Aim of the task -> Read the lines below. Copy out any that hold the string "chart".

------------------------------------------------------------------------

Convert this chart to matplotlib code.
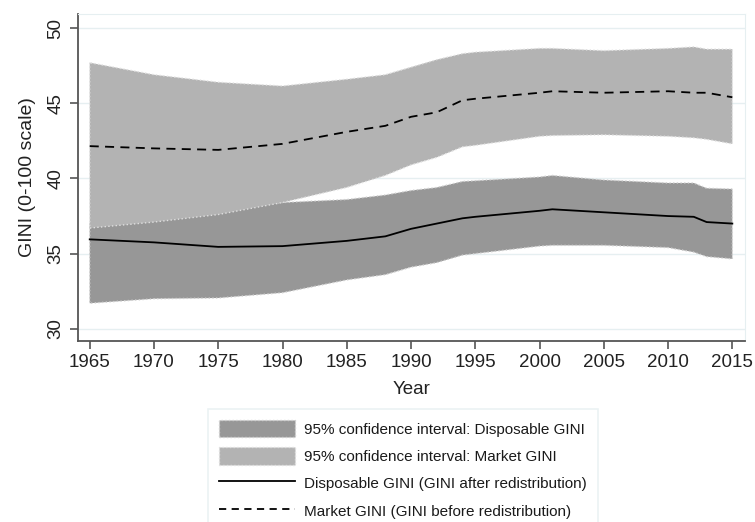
import matplotlib
matplotlib.use('Agg')
import matplotlib.pyplot as plt
from matplotlib.patches import Patch
from matplotlib.lines import Line2D

plt.rcParams['font.family'] = ['Liberation Sans', 'DejaVu Sans']

# values
years = [1965, 1970, 1975, 1980, 1985, 1988, 1990, 1992, 1994, 1995,
         2000, 2001, 2005, 2010, 2012, 2013, 2015]
market_mean = [42.15, 42.0, 41.9, 42.3, 43.1, 43.5, 44.1, 44.4, 45.2, 45.3,
               45.7, 45.8, 45.7, 45.8, 45.7, 45.7, 45.4]
market_hi = [47.7, 46.9, 46.4, 46.15, 46.6, 46.9, 47.4, 47.9, 48.3, 48.4,
             48.65, 48.65, 48.5, 48.65, 48.75, 48.6, 48.6]
market_lo = [36.7, 37.1, 37.6, 38.4, 39.4, 40.2, 40.9, 41.4, 42.1, 42.2,
             42.8, 42.85, 42.9, 42.8, 42.7, 42.6, 42.3]
disp_mean = [35.95, 35.75, 35.45, 35.5, 35.85, 36.15, 36.65, 37.0, 37.35, 37.45,
             37.85, 37.95, 37.75, 37.5, 37.45, 37.1, 37.0]
disp_hi = [37.0, 37.5, 38.0, 38.4, 38.6, 38.9, 39.2, 39.4, 39.8, 39.85,
           40.1, 40.2, 39.9, 39.7, 39.7, 39.35, 39.3]
disp_lo = [31.7, 32.0, 32.05, 32.4, 33.25, 33.6, 34.1, 34.4, 34.9, 35.0,
           35.5, 35.55, 35.55, 35.4, 35.1, 34.8, 34.65]

labels = ['95% confidence interval: Disposable GINI',
          '95% confidence interval: Market GINI',
          'Disposable GINI (GINI after redistribution)',
          'Market GINI (GINI before redistribution)']

dark = '#979797'
light = '#b3b3b3'
grid_col = '#e6eff1'

fig = plt.figure(figsize=(7.55, 5.22), dpi=100)
ax = fig.add_axes([0.103, 0.347, 0.884, 0.626])

ax.fill_between(years, disp_lo, disp_hi, facecolor=dark, edgecolor='#d0d0d0',
                linestyle=':', linewidth=1.0, zorder=2)
ax.fill_between(years, market_lo, market_hi, facecolor=light, edgecolor='#e0e0e0',
                linestyle=':', linewidth=1.0, zorder=3)
ax.plot(years, disp_mean, color='black', linewidth=1.3, zorder=4)
ax.plot(years, market_mean, color='black', linewidth=1.3, linestyle=(0, (5, 3.5)), zorder=4)

ax.set_xlim(1964.07, 2016.0)
ax.set_ylim(29.2, 50.93)
ax.set_xticks(range(1965, 2016, 5))
ax.set_yticks([30, 35, 40, 45, 50])
for y in [30, 35, 40, 45, 50]:
    ax.axhline(y, color=grid_col, linewidth=1, zorder=1)

ax.tick_params(axis='both', direction='out', length=6, width=1.2, color='#555555',
               labelsize=13.5, labelcolor='#222222')
ax.tick_params(axis='y', labelrotation=90)
for t in ax.get_yticklabels():
    t.set_va('center')

for side in ['top', 'right']:
    ax.spines[side].set_color(grid_col)
for side in ['left', 'bottom']:
    ax.spines[side].set_color('#555555')
    ax.spines[side].set_linewidth(1.3)

ax.set_xlabel('Year', fontsize=13.5, color='#222222', labelpad=7)
ax.set_ylabel('GINI (0-100 scale)', fontsize=14, color='#222222', labelpad=8)

handles = [Patch(facecolor=dark, edgecolor='#d0d0d0', linestyle=':'),
           Patch(facecolor=light, edgecolor='#e0e0e0', linestyle=':'),
           Line2D([0], [0], color='black', linewidth=1.3),
           Line2D([0], [0], color='black', linewidth=1.3, linestyle=(0, (4, 3)))]
leg = fig.legend(handles, labels, loc='upper left', bbox_to_anchor=(0.2755, 0.2165),
                 fontsize=11, frameon=True, fancybox=False, handlelength=5.0,
                 handleheight=1.37, handletextpad=0.55, labelspacing=0.65,
                 borderpad=0.72, borderaxespad=0)
leg.get_frame().set_edgecolor(grid_col)
leg.get_frame().set_linewidth(1.2)
for t in leg.get_texts():
    t.set_color('#1a1a1a')

fig.savefig('out.png', dpi=100)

------------------------------------------------------------------------

Expected output ->
Convert this chart to matplotlib code.

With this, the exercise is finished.